Data collection can either be done by hand or more or less automatically. It may take years to sample wildlife in the rainforest and minutes to evaluate the data on a spreadsheet. It may take decades to develop a method and then seconds to collect the data. It may take a few hours to generate the data first by hand and then by automated processing, but decades before someone else comes up with the right way to analyze and evaluate the data. What all scientific processes today have in common is that at some point, the data becomes digitized, either by commercial software or by code written precisely or that purpose. Perhaps not in all, but surely in the vast majority of quantitative sciences, the data is then evaluated using either commercial or hand-coded software, be it for statistical testing, visualization, modeling or parameter/feature extraction, etc. Only after all this is done and understood does someone sit down and attempts to put the outcome of this process into words that scientists not involved in the work can make sense of.
Until about a quarter of a century ago, essentially all that was left of the scientific process above were some instruments used to make the observations and the text accounts of them. Ok, maybe some paper records and later photographs. With a delay of about 25 years, the scientific community is now slowly awakening to the realization that the digitization of science would actually allow us to preserve the scientific process much more comprehensively. Besides being a boon for historians, reviewers, committees investigating scientific misconduct or the critical public, preserving this process promises the added benefit of being able to reward not only those few whose marketing skills surpass the average enough to manage publishing their texts in glamorous magazines, but also those who excel at scientific coding or data collection. For the first time in human history, we may even have a shot at starting to think about developing software agents that can trawl data for testable hypotheses no human could ever come up with – proofs of concepts already exist. There is even the potential to alert colleagues to problems with their data, use the code for purposes the original author did not dream of or extract parameters from data the experimentalist had not the skill to do. In short, the advantages are too many to list and reach far beyond science itself.
Much like the after the previous hypothetical requirement of proofs for mathematical theorems, or the equally hypothetical requirement of statistics and sound methods, there is again resistance from the more conservative sections of the scientific community for largely the same 10 reasons, subsumed by: “it’s too much work and it’s against my own interests”.
I can sympathize with this general objection as making code and data available is more work and does facilitate scooping. However, the same can be said of publishing traditional texts: it is a lot of work that takes time away from experiments and opens all the flood gates of others making a career on the back of your work. Thus, any consequential proponent of “it’s too much work and it’s against my own interests” ought to resist text publications with just as much fervor as they resist publishing data and code. The same arguments apply.
Such principles aside, in practice, of course our general infrastructure makes it much too difficult to publish either text, data or software, which is so many of us now spend so much time and effort on publishing reform and why our lab in particular is developing ways to improve this infrastructure. But that, as well, does also not differ between software, data and science: our digital infrastructure is dysfunctional, period.

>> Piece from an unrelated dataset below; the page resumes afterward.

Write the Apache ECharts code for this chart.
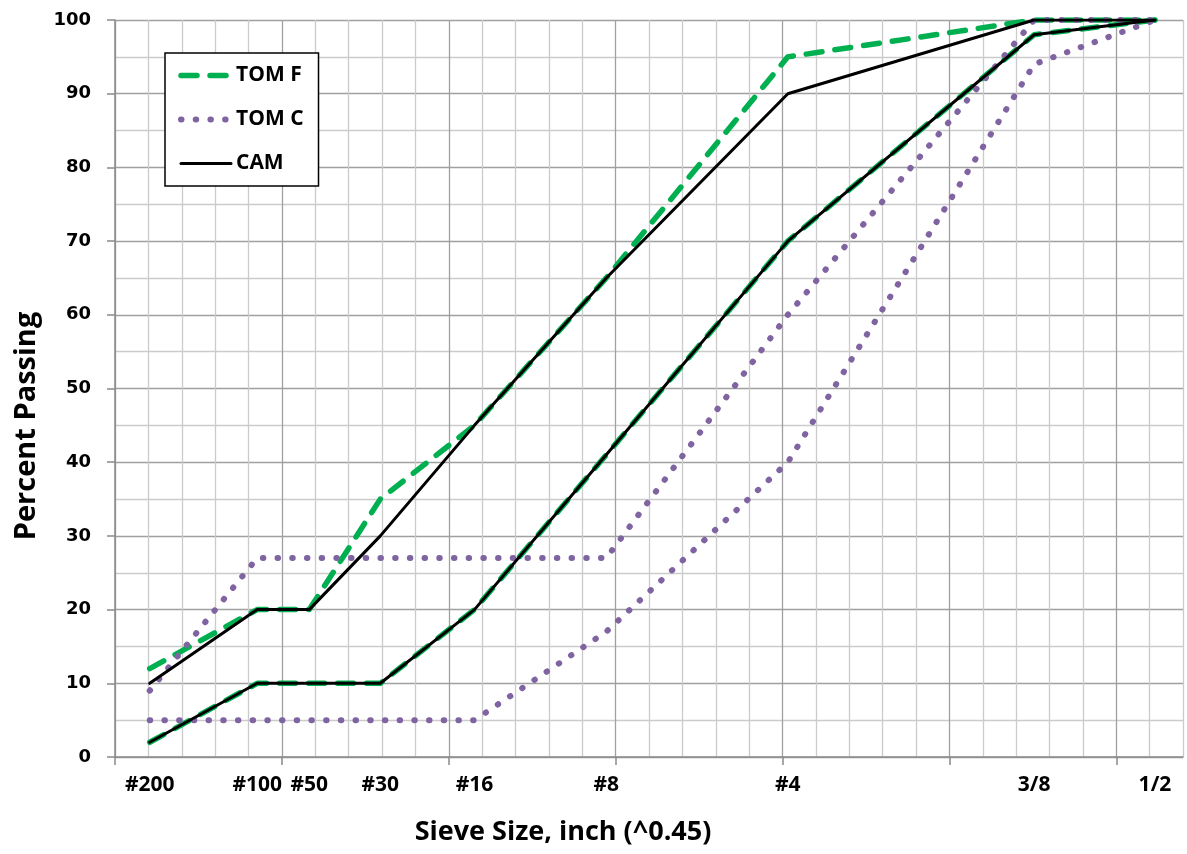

Neither does making your data and software available make you particularly more liable to scooping or exploitation than the publication of your texts does. The risks vary dramatically from field to field and from person to person and are impossible to quantify. Obviously, just as with text publications, data and code must be cited appropriately.
There may be instances where the person writing the code or collecting the data already knows what they want to do with the code/data next, but this will of course take time and someone less gifted with ideas may be on the hunt for an easy text publication. In such (rare?) cases, I think it would be a practical solution to implement a limited provision on the published data/code stating the precise nature of the planned research and the time-frame within which it must be concluded. Because of its digital nature, any violation of said provisions would be easily detectable. The careers of our junior colleagues need to be protected and any publishing policy on text, data or software ought to strive towards maximizing such protections without hazarding the entire scientific enterprise. Also here no difference between text,data and software.

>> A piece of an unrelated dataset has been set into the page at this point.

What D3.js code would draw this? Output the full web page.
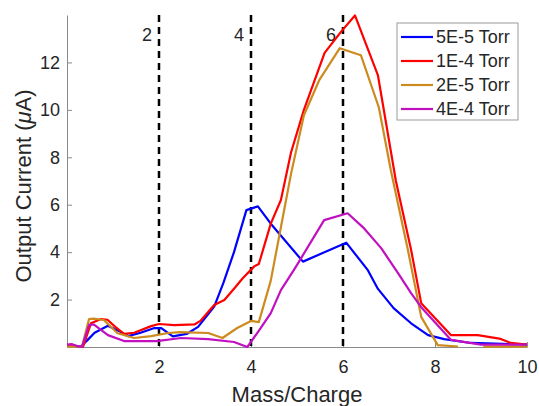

Finally, one might make a reasonable case that the rewards are stacked disproportionately in favor of text publications, in particular with regard to publications in certain journals. However, it almost goes without saying that it is also unrealistic to expect tenure committees and grant evaluators to assess software and data contributions before anybody even is contributing and sharing data or code. Obviously, in order to be able to reward coders and experimentalists just as we reward the Glam hunters, we first need something to reward them for. That being said, in today’s antiquated system it is certainly a wise strategy to prioritize Glam publications over code and data publications – but without preventing change for the better in the process. This is obviously a chicken-and-egg situation which is not solved by the involved parties waiting for each other. Change needs to happen on both sides if any change is to happen.
To sum it up: our intellectual output today manifests itself in code, data and text. All three are complementary and contribute equally to science. All three expose our innermost thoughts and ideas to the public, all three make us vulnerable to exploitation. All three require diligence, time, work and frustration tolerance. All three constitute the fruits of our labor, often our most cherished outcome of passion and dedication. It is almost an insult to the coders and experimentalists out there that these fruits should remain locked up and decay any longer. At the very least, any opponent to code and data sharing ought to consequentially also oppose text publications for exactly the same reasons. We are already 25 years late to making our CVs contain code, data and text sections under the “original research” heading. I see no reason why we should be rewarding Glam-hunting marketers any longer.
UPDATE: I was just alerted to an important and relevant distinction between text, data and code: file extension. Herewith duly noted.